#### WHAT TO WORK ON
Your task is to give the listing below back word for word, pictures excluded.

#### PROVIDED RECORDS

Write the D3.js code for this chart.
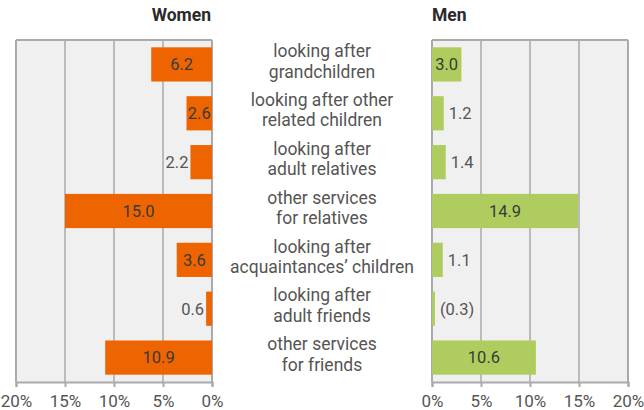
<!DOCTYPE html>
<html>
<head>
<meta charset="utf-8">
<script src="https://cdn.jsdelivr.net/npm/d3@7"></script>
<style>
  body { margin: 0; background: #fff; }
  text { font-family: Roboto, "Noto Sans", sans-serif; }
</style>
</head>
<body>
<div id="chart"></div>
<script>
'use strict';

var categories = [
  ['looking after', 'grandchildren'],
  ['looking after other', 'related children'],
  ['looking after', 'adult relatives'],
  ['other services', 'for relatives'],
  ['looking after', 'acquaintances\u2019 children'],
  ['looking after', 'adult friends'],
  ['other services', 'for friends']
];
var women = [6.2, 2.6, 2.2, 15.0, 3.6, 0.6, 10.9];
var men = [3.0, 1.2, 1.4, 14.9, 1.1, 0.3, 10.6];
var womenLabels = ['6.2', '2.6', '2.2', '15.0', '3.6', '0.6', '10.9'];
var menLabels = ['3.0', '1.2', '1.4', '14.9', '1.1', '(0.3)', '10.6'];
var ticks = [0, 5, 10, 15, 20];

var width = 644, height = 410;
var plotTop = 40, plotBottom = 382;

var svg = d3.select('#chart').append('svg')
    .attr('width', width)
    .attr('height', height);

var y = d3.scaleBand()
    .domain(d3.range(categories.length))
    .range([plotTop, plotBottom])
    .paddingInner(0.3)
    .paddingOuter(0.15);

var xWomen = d3.scaleLinear().domain([20, 0]).range([16, 212]);
var xMen = d3.scaleLinear().domain([0, 20]).range([432, 628]);

function panel(x, values, labels, color, title, side) {
  var g = svg.append('g');
  var r = x.range(), x0 = Math.min(r[0], r[1]), x1 = Math.max(r[0], r[1]);

  g.append('rect')
      .attr('x', x0).attr('y', plotTop)
      .attr('width', x1 - x0).attr('height', plotBottom - plotTop)
      .attr('fill', '#f0f0f0');

  g.selectAll('.grid').data(ticks).enter().append('line')
      .attr('x1', function (d) { return x(d); })
      .attr('x2', function (d) { return x(d); })
      .attr('y1', plotTop).attr('y2', plotBottom)
      .attr('stroke', function (d) { return (d === 0 || d === 20) ? '#aaa' : '#bbb'; })
      .attr('stroke-width', 2);

  g.append('line')
      .attr('x1', x0).attr('x2', x1)
      .attr('y1', plotTop).attr('y2', plotTop)
      .attr('stroke', '#aaa').attr('stroke-width', 2);

  g.selectAll('.bar').data(values).enter().append('rect')
      .attr('x', function (d) { return Math.min(x(0), x(d)); })
      .attr('y', function (d, i) { return y(i); })
      .attr('width', function (d) { return Math.abs(x(d) - x(0)); })
      .attr('height', y.bandwidth())
      .attr('fill', color);

  g.selectAll('.val').data(values).enter().append('text')
      .text(function (d, i) { return labels[i]; })
      .attr('y', function (d, i) { return y(i) + y.bandwidth() / 2 + 5.8; })
      .attr('font-size', 16.5)
      .each(function (d) {
        var t = d3.select(this);
        var w = this.getComputedTextLength();
        var bw = Math.abs(x(d) - x(0));
        if (w <= bw) {
          t.attr('x', (x(d) + x(0)) / 2).attr('text-anchor', 'middle').attr('fill', '#3a3a3a');
        } else if (side === 'left') {
          t.attr('x', x(d) - 2).attr('text-anchor', 'end').attr('fill', '#555');
        } else {
          t.attr('x', x(d) + 5).attr('text-anchor', 'start').attr('fill', '#555');
        }
      });

  var axis = g.append('g')
      .attr('transform', 'translate(0,' + plotBottom + ')')
      .call(d3.axisBottom(x).tickValues(ticks).tickSize(5).tickPadding(8)
        .tickFormat(function (d) { return d + '%'; }));
  axis.select('.domain').attr('stroke', '#aaa').attr('stroke-width', 2);
  axis.selectAll('.tick line').attr('stroke', '#aaa').attr('stroke-width', 2);
  axis.selectAll('.tick text')
      .attr('font-size', 17)
      .attr('font-family', 'Roboto, sans-serif')
      .attr('fill', '#555');

  g.append('text')
      .text(title)
      .attr('x', side === 'left' ? x1 - 1 : x0)
      .attr('y', 21)
      .attr('text-anchor', side === 'left' ? 'end' : 'start')
      .attr('font-size', 17.5)
      .attr('font-weight', 'bold')
      .attr('fill', '#2a2a2a');
}

panel(xWomen, women, womenLabels, '#ee6400', 'Women', 'left');
panel(xMen, men, menLabels, '#aecd5e', 'Men', 'right');

var cat = svg.append('g').selectAll('text').data(categories).enter().append('text')
    .attr('text-anchor', 'middle')
    .attr('font-size', 17.5)
    .attr('fill', '#555');
cat.each(function (d, i) {
  var c = y(i) + y.bandwidth() / 2;
  d3.select(this).selectAll('tspan').data(d).enter().append('tspan')
      .attr('x', 322)
      .attr('y', function (s, j) { return c - 7.3 + j * 20.5; })
      .text(function (s) { return s; });
});
</script>
</body>
</html>
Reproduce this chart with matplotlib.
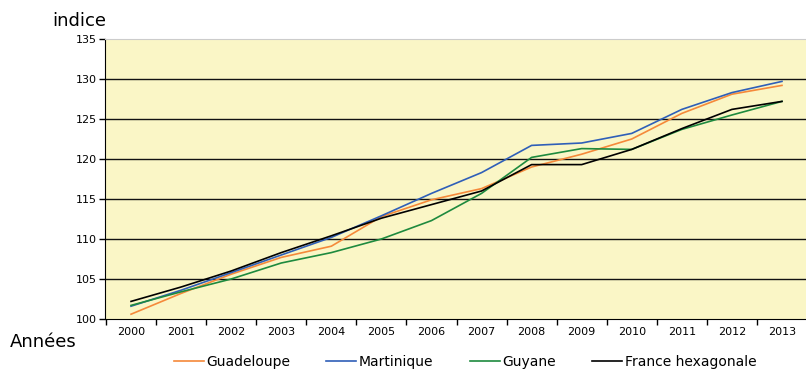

#### WRITTEN SOLUTION
Write the D3.js code for this chart.
<!DOCTYPE html>
<html>
<head>
<meta charset="utf-8">
<script src="https://cdn.jsdelivr.net/npm/d3@7"></script>
<style>
  body { margin: 0; background: #fff; }
  text { font-family: Roboto, "Noto Sans", sans-serif; }
</style>
</head>
<body>
<div id="chart"></div>
<script>
'use strict';

var categories = [
  ['looking after', 'grandchildren'],
  ['looking after other', 'related children'],
  ['looking after', 'adult relatives'],
  ['other services', 'for relatives'],
  ['looking after', 'acquaintances\u2019 children'],
  ['looking after', 'adult friends'],
  ['other services', 'for friends']
];
var women = [6.2, 2.6, 2.2, 15.0, 3.6, 0.6, 10.9];
var men = [3.0, 1.2, 1.4, 14.9, 1.1, 0.3, 10.6];
var womenLabels = ['6.2', '2.6', '2.2', '15.0', '3.6', '0.6', '10.9'];
var menLabels = ['3.0', '1.2', '1.4', '14.9', '1.1', '(0.3)', '10.6'];
var ticks = [0, 5, 10, 15, 20];

var width = 644, height = 410;
var plotTop = 40, plotBottom = 382;

var svg = d3.select('#chart').append('svg')
    .attr('width', width)
    .attr('height', height);

var y = d3.scaleBand()
    .domain(d3.range(categories.length))
    .range([plotTop, plotBottom])
    .paddingInner(0.3)
    .paddingOuter(0.15);

var xWomen = d3.scaleLinear().domain([20, 0]).range([16, 212]);
var xMen = d3.scaleLinear().domain([0, 20]).range([432, 628]);

function panel(x, values, labels, color, title, side) {
  var g = svg.append('g');
  var r = x.range(), x0 = Math.min(r[0], r[1]), x1 = Math.max(r[0], r[1]);

  g.append('rect')
      .attr('x', x0).attr('y', plotTop)
      .attr('width', x1 - x0).attr('height', plotBottom - plotTop)
      .attr('fill', '#f0f0f0');

  g.selectAll('.grid').data(ticks).enter().append('line')
      .attr('x1', function (d) { return x(d); })
      .attr('x2', function (d) { return x(d); })
      .attr('y1', plotTop).attr('y2', plotBottom)
      .attr('stroke', function (d) { return (d === 0 || d === 20) ? '#aaa' : '#bbb'; })
      .attr('stroke-width', 2);

  g.append('line')
      .attr('x1', x0).attr('x2', x1)
      .attr('y1', plotTop).attr('y2', plotTop)
      .attr('stroke', '#aaa').attr('stroke-width', 2);

  g.selectAll('.bar').data(values).enter().append('rect')
      .attr('x', function (d) { return Math.min(x(0), x(d)); })
      .attr('y', function (d, i) { return y(i); })
      .attr('width', function (d) { return Math.abs(x(d) - x(0)); })
      .attr('height', y.bandwidth())
      .attr('fill', color);

  g.selectAll('.val').data(values).enter().append('text')
      .text(function (d, i) { return labels[i]; })
      .attr('y', function (d, i) { return y(i) + y.bandwidth() / 2 + 5.8; })
      .attr('font-size', 16.5)
      .each(function (d) {
        var t = d3.select(this);
        var w = this.getComputedTextLength();
        var bw = Math.abs(x(d) - x(0));
        if (w <= bw) {
          t.attr('x', (x(d) + x(0)) / 2).attr('text-anchor', 'middle').attr('fill', '#3a3a3a');
        } else if (side === 'left') {
          t.attr('x', x(d) - 2).attr('text-anchor', 'end').attr('fill', '#555');
        } else {
          t.attr('x', x(d) + 5).attr('text-anchor', 'start').attr('fill', '#555');
        }
      });

  var axis = g.append('g')
      .attr('transform', 'translate(0,' + plotBottom + ')')
      .call(d3.axisBottom(x).tickValues(ticks).tickSize(5).tickPadding(8)
        .tickFormat(function (d) { return d + '%'; }));
  axis.select('.domain').attr('stroke', '#aaa').attr('stroke-width', 2);
  axis.selectAll('.tick line').attr('stroke', '#aaa').attr('stroke-width', 2);
  axis.selectAll('.tick text')
      .attr('font-size', 17)
      .attr('font-family', 'Roboto, sans-serif')
      .attr('fill', '#555');

  g.append('text')
      .text(title)
      .attr('x', side === 'left' ? x1 - 1 : x0)
      .attr('y', 21)
      .attr('text-anchor', side === 'left' ? 'end' : 'start')
      .attr('font-size', 17.5)
      .attr('font-weight', 'bold')
      .attr('fill', '#2a2a2a');
}

panel(xWomen, women, womenLabels, '#ee6400', 'Women', 'left');
panel(xMen, men, menLabels, '#aecd5e', 'Men', 'right');

var cat = svg.append('g').selectAll('text').data(categories).enter().append('text')
    .attr('text-anchor', 'middle')
    .attr('font-size', 17.5)
    .attr('fill', '#555');
cat.each(function (d, i) {
  var c = y(i) + y.bandwidth() / 2;
  d3.select(this).selectAll('tspan').data(d).enter().append('tspan')
      .attr('x', 322)
      .attr('y', function (s, j) { return c - 7.3 + j * 20.5; })
      .text(function (s) { return s; });
});
</script>
</body>
</html>
Reproduce this chart with matplotlib.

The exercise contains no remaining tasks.